NSW premier Mike Baird has made an emotional appeal about Syria's refugee crisis

Photo: Daniel Munoz/ Getty Images.

NSW premier Mike Baird has taken a public stance against Prime Minister Tony Abbott on the refugee crisis in Syria after calling for humanitarian assistance beyond Abbott’s “stop the boat” policy in an emotional post on Facebook last night.

Baird took to social media shortly after a haunting photo of a drowned three-year-old Syrian toddler, who washed up on a Turkish beach after trying to reach the Greek island of Kos, was posted online.

Baird challenged Abbott’s hardline policies on border protection saying that “stopping the boats can’t be where this ends. It is surely where humanitarianism begins”.

The prime minister remains unmoved by calls to lift Australia’s refugee intake in response to the growing Syrian refugee crisis across the Middle East and Europe.

Abbott maintains that Australia “takes our international obligations seriously (and) on a per capita basis we actually take more refugee humanitarian intake than any other country”.

In a press conference in Canberra today, Abbott would not put a number to Australia’s future refugee intake but did say he would consider taking more Syrian refugees.

“We saw yesterday on our screens a very sad and poignant image of children tragically, tragically dead at sea in illegal migration,” he said in an interview with ABC radio.

“And thankfully we’ve stopped that in Australia because we’ve stopped the illegal boats, we’ve said to the people smugglers, ‘your trade has closed down’.

“As long as people think that if they can get here they can stay here, we’ll have the illegal trade, we’ll have the people smugglers in business and we’ll have the tragedies at sea.”

Meanwhile, the Greens are calling for the immediate resettlement of 20,000 Syrian refugees with Greens leader Richard Di Natale saying accepting 20,000 people into the community would be an “honourable and dignified” response to the worsening civil war.

Here’s Baird’s post:

Sometimes you can know all the facts and statistics surrounding an unfolding tragedy, but it somehow remains an intangible or external problem. A problem that is almost too hard to get your head around.
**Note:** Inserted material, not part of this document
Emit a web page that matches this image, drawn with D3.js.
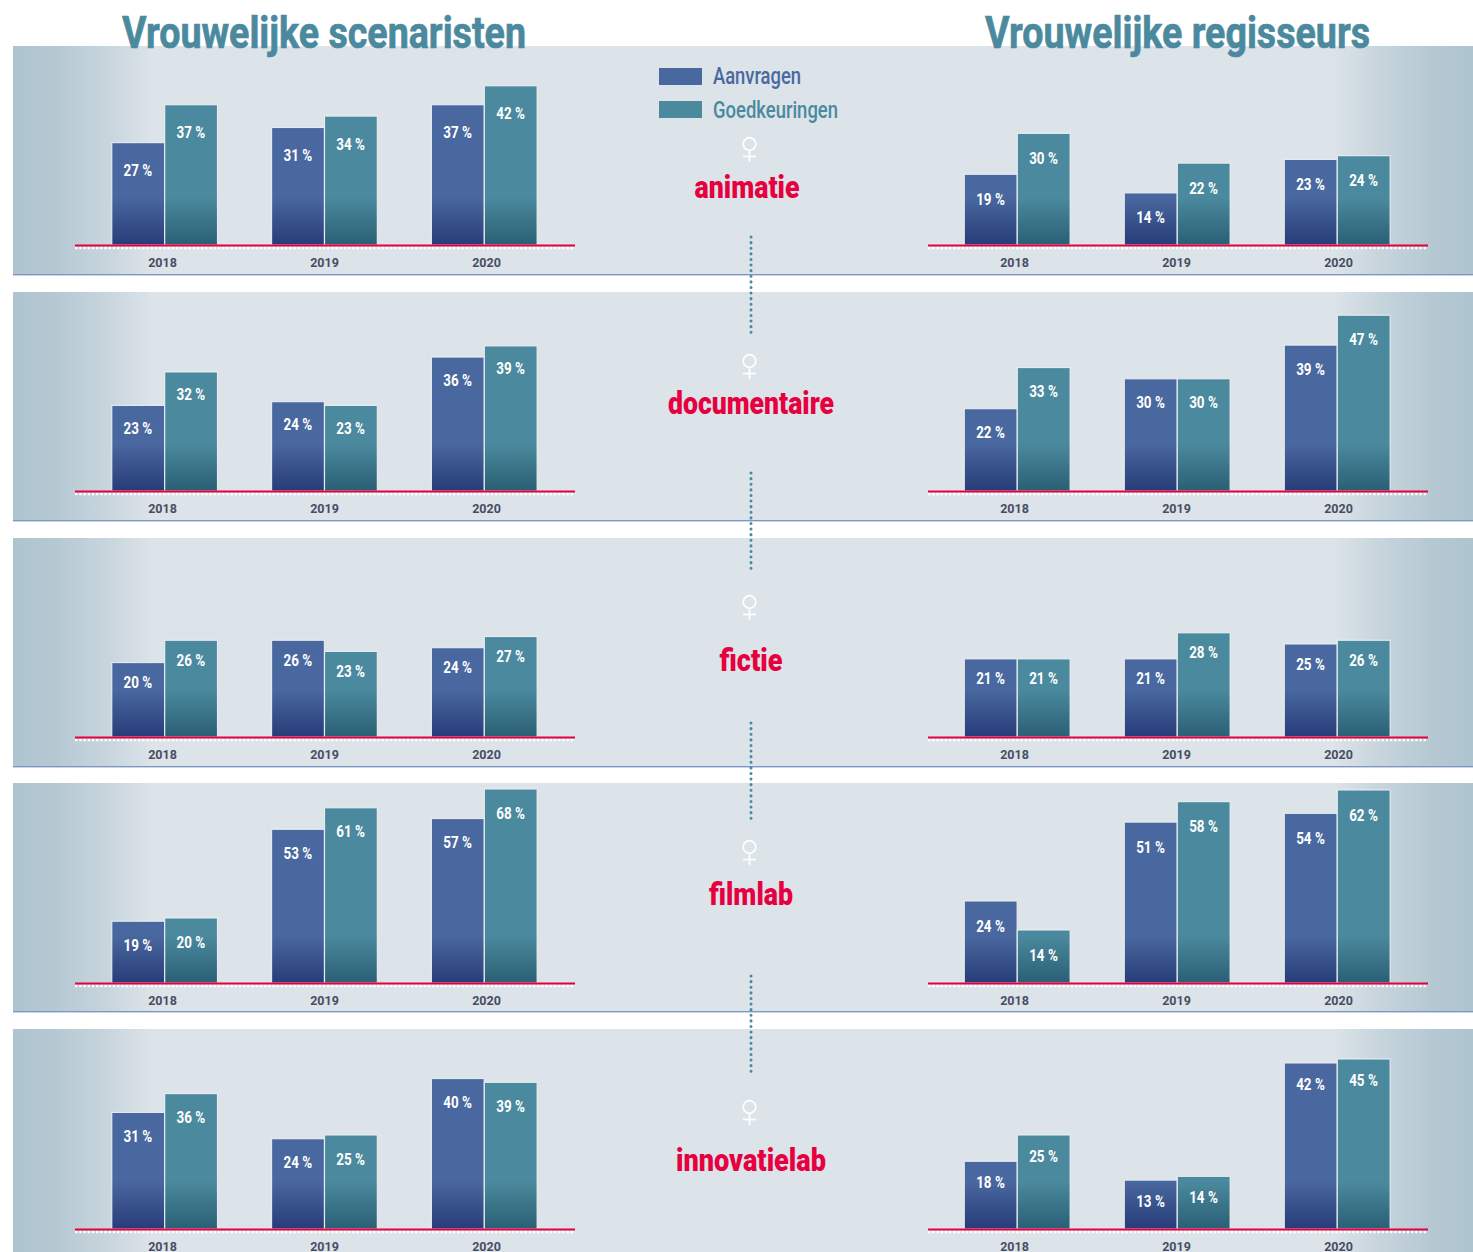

And then you see a photo. And somehow it changes everything.

I don’t know how you felt when you saw the image of 3 year old Aylan Kurdi lying lifeless, face down in the sands of a Turkish beach. I felt sick with overwhelming sorrow. And despair. And anger.

I turned away, but that image will never leave me. That photo isn’t just a story of one tragedy. It is the story of thousands of real people in a fight for life itself.

On one hand, none of this was new information. The crisis unfolding in Syria has been apparent for a while. The plight of the persecuted and the poor, seeking a better life in a different land, and the migration challenges that it brings to Europe and beyond… well, this has been well documented.

But that photo. That little boy.

I found that as the feeling of anger dulled, my next response was…. surely we can do more. But what is “more” and what does it look like?

The scourge of illegal people smuggling has been well covered, and I won’t rehash it all now. But I will say, it is a great thing that we don’t have children drowning at sea trying to get to our shores. That has been a significant humanitarian achievement.

But stopping the boats can’t be where this ends. It is surely where humanitarianism begins.

I have said in the past that not only are we a lucky country, we are a great country – and the thing that makes us great is our willingness to share our luck.

I am deeply encouraged by the Federal Coalition Government’s commitment to increase our humanitarian intake over the coming years.

But I believe we should do even more. And we should do it now.

NSW remains ready and willing to do more than our fair share.

We cannot see the images we have seen, and feel the things we have felt, and then go back to business as usual.

Last week we saw that the NSW economy is the strongest in the nation. But that means absolutely nothing if we can’t use that economic strength to help the vulnerable both within and beyond our state boundaries.

Over the coming days I will be having discussions with the Federal Government to see what “more” looks like and how we can work together to act. I will assure the PM that he can count on NSW to do whatever is needed.

The unfolding tragedy has a long way to run but my hope is that these terrible events will bring out the best in humanity — our humanity. In the meantime, my prayers remain with little Aylan’s family, with all those suffering persecution, and with our world leaders as they seek to address this growing crisis.